Posted in Free and Open Source Software, Programming and Technical, Ubuntu on January 12th, 2010 by doctormo

This is what python threading does to people:
My work on groundcontrol is trialling thanks to nautilus being based on gtk and the Thread class which is supposed to provide easy threading. And bzrlib, which may or may not be thread safe, but never actually functions in a thread even when self contained in one thread.

It’s turning into a real dogs breakfast and advice from other devels says to avoid threading in python… that may not be acceptable for this project. I’ve managed to solve now most problems via not having threads but instead loading at opportunistic times. but it’s ridiculous to me how badly Thread, gtk and bzrlib mix and how much time I’ve wasted trying different solutions. So desperate was I that I even tried using subprocess to fork out a separated script.

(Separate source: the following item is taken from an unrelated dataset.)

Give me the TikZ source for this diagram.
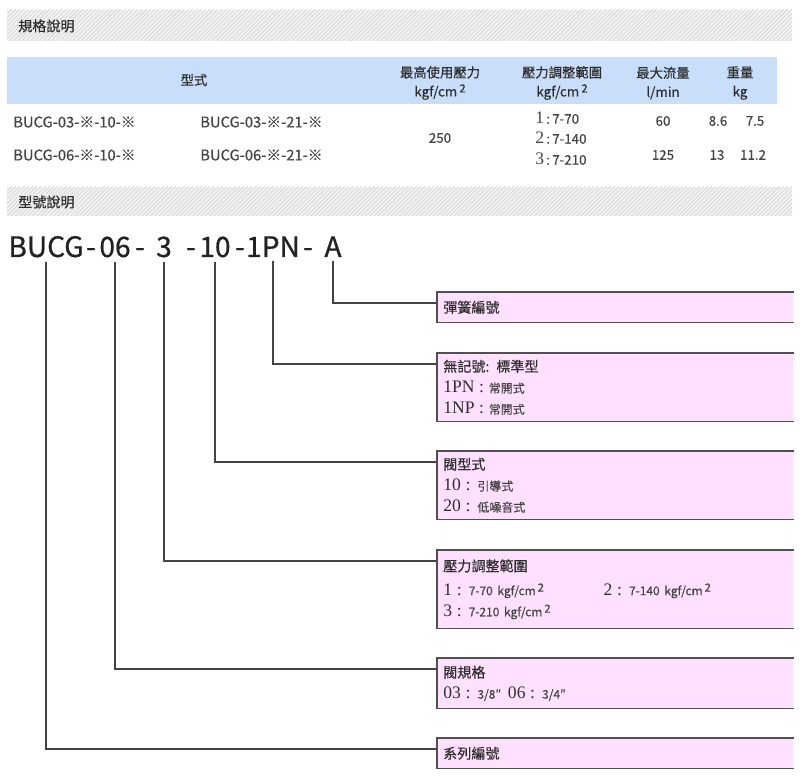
\documentclass[tikz,border=0pt]{standalone}
\usepackage{fontspec}
\setmainfont{Noto Sans CJK TC}[FakeBold=0.35]
\newfontfamily\numfont{Liberation Serif}
\newfontfamily\codefont{Noto Sans CJK TC}[FakeBold=0.8]
\usepackage{tikz}
\usetikzlibrary{positioning, calc, patterns}
\usepackage{xcolor}
\definecolor{hdrblue}{HTML}{C9DEFA}
\definecolor{boxpink}{HTML}{FFE0FE}
\definecolor{bargray}{HTML}{F1F1F1}
\definecolor{txtgray}{HTML}{2E2E2E}
\definecolor{cellgray}{HTML}{444444}
\definecolor{codeblack}{HTML}{222222}
\definecolor{edgegray}{HTML}{505050}
\definecolor{linegray}{HTML}{444444}
\newcommand{\cmsq}{\,\raisebox{0.55ex}{\fontsize{8}{8}\selectfont 2}}
\newcommand{\pfx}[1]{{\numfont\fontsize{12.5}{12.5}\selectfont #1}}
\newcommand{\smalltxt}[1]{{\fontsize{8.5}{10}\selectfont\color{cellgray}#1}}

\begin{document}
\begin{tikzpicture}[x=0.025cm, y=-0.025cm, font=\fontsize{10}{12}\selectfont,
  txt/.style={inner sep=0pt, text=txtgray},
  hdr/.style={txt, align=center, font=\fontsize{9.5}{13.5}\selectfont},
  cell/.style={inner sep=0pt, text=cellgray, font=\fontsize{9.5}{11}\selectfont},
  codepart/.style={inner sep=0pt, inner ysep=3pt, anchor=base, text=codeblack, font=\codefont\fontsize{20}{21}\selectfont},
  sepmark/.style={codepart},
  infobox/.style={fill=boxpink, anchor=north west, inner xsep=0.15cm, inner ysep=0pt,
    text width=8.6cm, align=left, text=txtgray, font=\fontsize{10}{15}\selectfont},
  boxedge/.style={draw=edgegray, line width=1.1pt},
  conn/.style={draw=linegray, line width=0.8pt}]
  \useasboundingbox (0,0) rectangle (800,780);

  % section bar: spec
  \fill[bargray] (7,10) rectangle (792,41);
  \fill[pattern=north east lines, pattern color=gray!35] (7,10) rectangle (792,41);
  \node[txt, anchor=west] (spectitle) at (18,26) {規格說明};

  % table head
  \fill[hdrblue] (7,57) rectangle (777,104);
  \node[hdr] (hmodel) at (194,80) {型式};
  \node[hdr] (hpress) at (440,83) {最高使用壓力\\kgf/cm\cmsq};
  \node[hdr] (hrange) at (562,83) {壓力調整範圍\\kgf/cm\cmsq};
  \node[hdr] (hflow) at (663,83) {最大流量\\l/min};
  \node[hdr] (hweight) at (740,83) {重量\\kg};

  % table body
  \node[cell, anchor=west, font=\fontsize{10.5}{12}\selectfont] (m1) at (13,122) {BUCG-03-※-10-※};
  \node[cell, anchor=west, font=\fontsize{10.5}{12}\selectfont] (m2) at (200,122) {BUCG-03-※-21-※};
  \node[cell, anchor=west, font=\fontsize{10.5}{12}\selectfont] (m3) at (13,155) {BUCG-06-※-10-※};
  \node[cell, anchor=west, font=\fontsize{10.5}{12}\selectfont] (m4) at (200,155) {BUCG-06-※-21-※};
  \node[cell] (pmax) at (440,138) {250};
  \node[cell, anchor=west] (r1) at (535,118) {\pfx{1}\,:\,7-70};
  \node[cell, anchor=west] (r2) at (535,138) {\pfx{2}\,:\,7-140};
  \node[cell, anchor=west] (r3) at (535,159) {\pfx{3}\,:\,7-210};
  \node[cell] (f1) at (663,121) {60};
  \node[cell] (f2) at (663,155) {125};
  \node[cell] (w1) at (718,121) {8.6};
  \node[cell] (w2) at (755,121) {7.5};
  \node[cell] (w3) at (717,155) {13};
  \node[cell] (w4) at (753,155) {11.2};

  % section bar: code
  \fill[bargray] (7,187) rectangle (792,216);
  \fill[pattern=north east lines, pattern color=gray!35] (7,187) rectangle (792,216);
  \node[txt, anchor=west] (codetitle) at (18,202) {型號說明};

  % model code
  \node[codepart] (pseries) at (46,257) {BUCG};
  \node[sepmark] at (91,257) {-};
  \node[codepart] (psize) at (115,257) {06};
  \node[sepmark] at (140,257) {-};
  \node[codepart] (prange) at (164,257) {3};
  \node[sepmark] at (191,257) {-};
  \node[codepart] (ptype) at (215,257) {10};
  \node[sepmark] at (240,257) {-};
  \node[codepart] (pspool) at (273,257) {1PN};
  \node[sepmark] at (308,257) {-};
  \node[codepart] (pspring) at (333,257) {A};

  % explanation boxes
  \node[infobox, minimum height=0.75cm] (bspring) at (437,292) {彈簧編號};
  \node[infobox, minimum height=1.7cm] (bspool) at (437,353)
    {無記號: 標準型\\ \pfx{1PN :} \smalltxt{常開式}\\ \pfx{1NP :} \smalltxt{常開式}};
  \node[infobox, minimum height=1.7cm] (btype) at (437,451)
    {閥型式\\ \pfx{10 :} \smalltxt{引導式}\\ \pfx{20 :} \smalltxt{低噪音式}};
  \node[infobox, minimum height=1.95cm] (brange) at (437,550)
    {壓力調整範圍\\[2pt]
     \makebox[114pt][l]{\pfx{1 :} \smalltxt{7-70 kgf/cm\cmsq}}\pfx{2 :} \smalltxt{7-140 kgf/cm\cmsq}\\
     \pfx{3 :} \smalltxt{7-210 kgf/cm\cmsq}};
  \node[infobox, minimum height=1.25cm] (bsize) at (437,658)
    {閥規格\\ \makebox[46pt][l]{\pfx{03 :} \smalltxt{3/8″}}\pfx{06 :} \smalltxt{3/4″}};
  \node[infobox, minimum height=0.75cm] (bseries) at (437,738) {系列編號};
  \foreach \b in {bspring, bspool, btype, brange, bsize, bseries}
    \draw[boxedge] (\b.north east) -- (\b.north west) -- (\b.south west) -- (\b.south east);

  % leaders
  \foreach \p/\b in {pspring/bspring, pspool/bspool, ptype/btype, prange/brange, psize/bsize, pseries/bseries}
    \draw[conn] (\p.south) |- ($(\b.north west)+(0,11)$);
\end{tikzpicture}
\end{document}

Now I know a lot of this is due to not knowing the precise operating functionality of threads in python… but the subject seems to operate on some kind of uncertainty principle where the more a person knows the less likely they are to explain how it works, conversely the less someone knows the more likely they are to try and explain it wrong.

So anyone know any _really_ good guides on python threading that explain it and demonstrate it? So far the guides I’ve found have been wrong.

Update: The community does not disappoint… a great simple guide in the form of a pygtk faq was most helpful, provided by M.K. Erlandsen below in the comments. Also useful is the multiprocessing explanation provided by Jess S.